Transcribe the material word for word, but without the images.

---

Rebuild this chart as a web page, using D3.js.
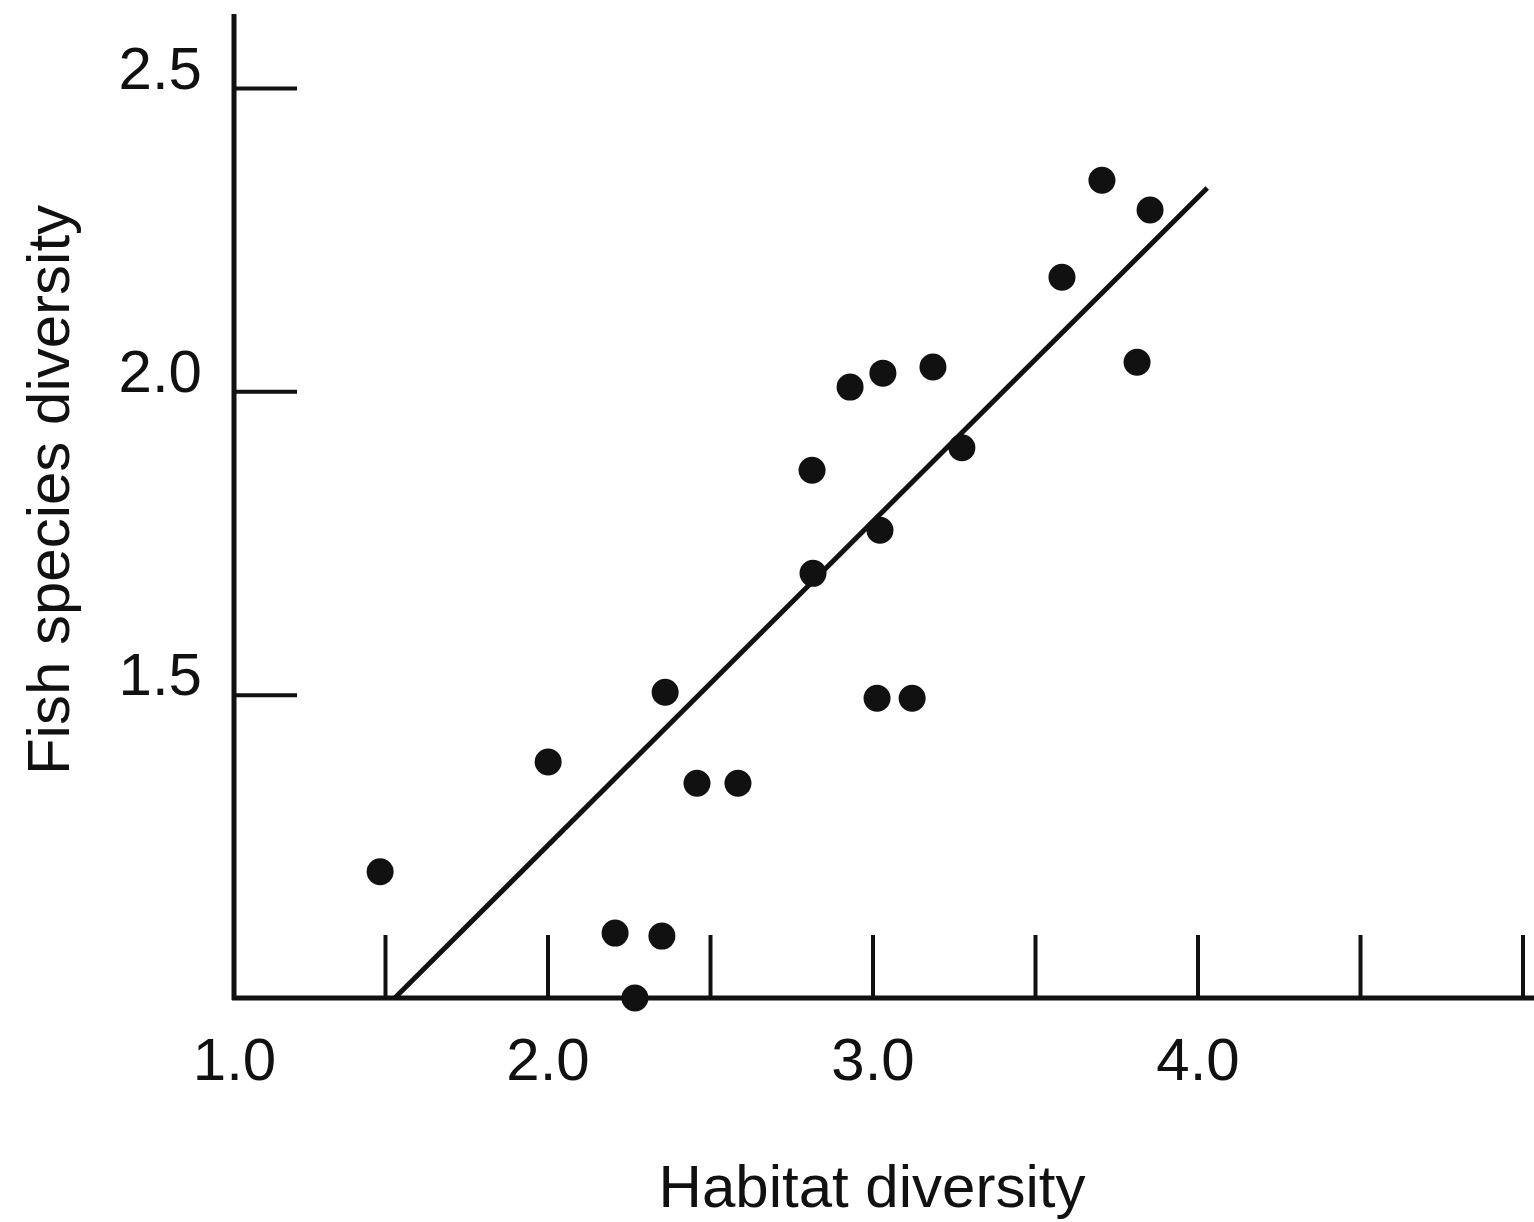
<!DOCTYPE html>
<html>
<head>
<meta charset="utf-8">
<script src="https://cdn.jsdelivr.net/npm/d3@7"></script>
<style>
  body { margin: 0; background: #fff; }
  text { font-family: "Liberation Sans", Arial, sans-serif; fill: #111; }
</style>
</head>
<body>
<script>
// habitat diversity vs fish species diversity, one point per site
var habitat = [1.485, 2.002, 2.362, 2.460, 2.586, 2.208, 2.352, 2.269,
               2.931, 3.032, 3.186, 2.814, 3.275, 3.023, 2.817, 3.014, 3.122,
               3.706, 3.854, 3.583, 3.814];
var fish = [1.208, 1.389, 1.504, 1.354, 1.354, 1.107, 1.102, 1.0,
            2.007, 2.030, 2.040, 1.870, 1.907, 1.771, 1.700, 1.494, 1.494,
            2.348, 2.299, 2.188, 2.048];

// fitted line end points
var fitX = [1.53, 4.03];
var fitY = [1.0, 2.335];

var xTicks = [1.0, 1.5, 2.0, 2.5, 3.0, 3.5, 4.0, 4.5, 5.0];
var xLabels = [1.0, 2.0, 3.0, 4.0];
var yTicks = [1.5, 2.0, 2.5];

var width = 1534;
var height = 1222;
var axisX = 234;   // where the vertical axis sits
var axisTop = 14;

var svg = d3.select("body").append("svg")
    .attr("width", width)
    .attr("height", height);

var x = d3.scaleLinear().domain([1, 5]).range([222.5, 1522.5]);
var y = d3.scaleLinear().domain([1, 2.5]).range([998, 88]);

// x axis: ticks point up into the plot
var xAxis = svg.append("g")
    .attr("transform", "translate(0," + y(1) + ")")
    .call(d3.axisBottom(x)
        .tickValues(xTicks)
        .tickSize(-63)
        .tickFormat(function(d) { return xLabels.indexOf(d) >= 0 ? d3.format(".1f")(d) : ""; }));
xAxis.select(".domain").remove();
xAxis.selectAll(".tick line")
    .attr("stroke", "#111")
    .attr("stroke-width", 4)
    .filter(function(d) { return d === 1.0; }).remove();
xAxis.selectAll(".tick text")
    .attr("y", 82)
    .attr("dy", 0)
    .attr("font-size", 60);
// the 1.0 label sits under the vertical axis
xAxis.selectAll(".tick text")
    .filter(function(d) { return d === 1.0; })
    .attr("x", axisX - x(1));
xAxis.append("line")
    .attr("x1", axisX - 2).attr("x2", width)
    .attr("stroke", "#111")
    .attr("stroke-width", 5);

// y axis: ticks point right into the plot
var yAxis = svg.append("g")
    .attr("transform", "translate(" + axisX + ",0)")
    .call(d3.axisLeft(y)
        .tickValues(yTicks)
        .tickSize(-63)
        .tickPadding(32)
        .tickFormat(d3.format(".1f")));
yAxis.select(".domain").remove();
yAxis.selectAll(".tick line")
    .attr("stroke", "#111")
    .attr("stroke-width", 4);
yAxis.selectAll(".tick text")
    .attr("dy", 0)
    .attr("font-size", 60);
yAxis.append("line")
    .attr("y1", axisTop).attr("y2", y(1) + 2)
    .attr("stroke", "#111")
    .attr("stroke-width", 5);

// regression line
svg.append("line")
    .attr("x1", x(fitX[0])).attr("y1", y(fitY[0]))
    .attr("x2", x(fitX[1])).attr("y2", y(fitY[1]))
    .attr("stroke", "#111")
    .attr("stroke-width", 5);

// points
svg.selectAll("circle")
    .data(habitat)
    .enter()
    .append("circle")
    .attr("cx", function(d) { return x(d); })
    .attr("cy", function(d, i) { return y(fish[i]); })
    .attr("r", 13.5)
    .attr("fill", "#111");

// axis titles
svg.append("text")
    .attr("x", 872)
    .attr("y", 1207)
    .attr("text-anchor", "middle")
    .attr("font-size", 60)
    .text("Habitat diversity");

svg.append("text")
    .attr("transform", "translate(69,490) rotate(-90)")
    .attr("text-anchor", "middle")
    .attr("font-size", 60)
    .text("Fish species diversity");
</script>
</body>
</html>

---

= Answer to this exercise =
Rebuild this chart as a web page, using D3.js.
<!DOCTYPE html>
<html>
<head>
<meta charset="utf-8">
<script src="https://cdn.jsdelivr.net/npm/d3@7"></script>
<style>
  body { margin: 0; background: #fff; }
  text { font-family: "Liberation Sans", Arial, sans-serif; fill: #111; }
</style>
</head>
<body>
<script>
// habitat diversity vs fish species diversity, one point per site
var habitat = [1.485, 2.002, 2.362, 2.460, 2.586, 2.208, 2.352, 2.269,
               2.931, 3.032, 3.186, 2.814, 3.275, 3.023, 2.817, 3.014, 3.122,
               3.706, 3.854, 3.583, 3.814];
var fish = [1.208, 1.389, 1.504, 1.354, 1.354, 1.107, 1.102, 1.0,
            2.007, 2.030, 2.040, 1.870, 1.907, 1.771, 1.700, 1.494, 1.494,
            2.348, 2.299, 2.188, 2.048];

// fitted line end points
var fitX = [1.53, 4.03];
var fitY = [1.0, 2.335];

var xTicks = [1.0, 1.5, 2.0, 2.5, 3.0, 3.5, 4.0, 4.5, 5.0];
var xLabels = [1.0, 2.0, 3.0, 4.0];
var yTicks = [1.5, 2.0, 2.5];

var width = 1534;
var height = 1222;
var axisX = 234;   // where the vertical axis sits
var axisTop = 14;

var svg = d3.select("body").append("svg")
    .attr("width", width)
    .attr("height", height);

var x = d3.scaleLinear().domain([1, 5]).range([222.5, 1522.5]);
var y = d3.scaleLinear().domain([1, 2.5]).range([998, 88]);

// x axis: ticks point up into the plot
var xAxis = svg.append("g")
    .attr("transform", "translate(0," + y(1) + ")")
    .call(d3.axisBottom(x)
        .tickValues(xTicks)
        .tickSize(-63)
        .tickFormat(function(d) { return xLabels.indexOf(d) >= 0 ? d3.format(".1f")(d) : ""; }));
xAxis.select(".domain").remove();
xAxis.selectAll(".tick line")
    .attr("stroke", "#111")
    .attr("stroke-width", 4)
    .filter(function(d) { return d === 1.0; }).remove();
xAxis.selectAll(".tick text")
    .attr("y", 82)
    .attr("dy", 0)
    .attr("font-size", 60);
// the 1.0 label sits under the vertical axis
xAxis.selectAll(".tick text")
    .filter(function(d) { return d === 1.0; })
    .attr("x", axisX - x(1));
xAxis.append("line")
    .attr("x1", axisX - 2).attr("x2", width)
    .attr("stroke", "#111")
    .attr("stroke-width", 5);

// y axis: ticks point right into the plot
var yAxis = svg.append("g")
    .attr("transform", "translate(" + axisX + ",0)")
    .call(d3.axisLeft(y)
        .tickValues(yTicks)
        .tickSize(-63)
        .tickPadding(32)
        .tickFormat(d3.format(".1f")));
yAxis.select(".domain").remove();
yAxis.selectAll(".tick line")
    .attr("stroke", "#111")
    .attr("stroke-width", 4);
yAxis.selectAll(".tick text")
    .attr("dy", 0)
    .attr("font-size", 60);
yAxis.append("line")
    .attr("y1", axisTop).attr("y2", y(1) + 2)
    .attr("stroke", "#111")
    .attr("stroke-width", 5);

// regression line
svg.append("line")
    .attr("x1", x(fitX[0])).attr("y1", y(fitY[0]))
    .attr("x2", x(fitX[1])).attr("y2", y(fitY[1]))
    .attr("stroke", "#111")
    .attr("stroke-width", 5);

// points
svg.selectAll("circle")
    .data(habitat)
    .enter()
    .append("circle")
    .attr("cx", function(d) { return x(d); })
    .attr("cy", function(d, i) { return y(fish[i]); })
    .attr("r", 13.5)
    .attr("fill", "#111");

// axis titles
svg.append("text")
    .attr("x", 872)
    .attr("y", 1207)
    .attr("text-anchor", "middle")
    .attr("font-size", 60)
    .text("Habitat diversity");

svg.append("text")
    .attr("transform", "translate(69,490) rotate(-90)")
    .attr("text-anchor", "middle")
    .attr("font-size", 60)
    .text("Fish species diversity");
</script>
</body>
</html>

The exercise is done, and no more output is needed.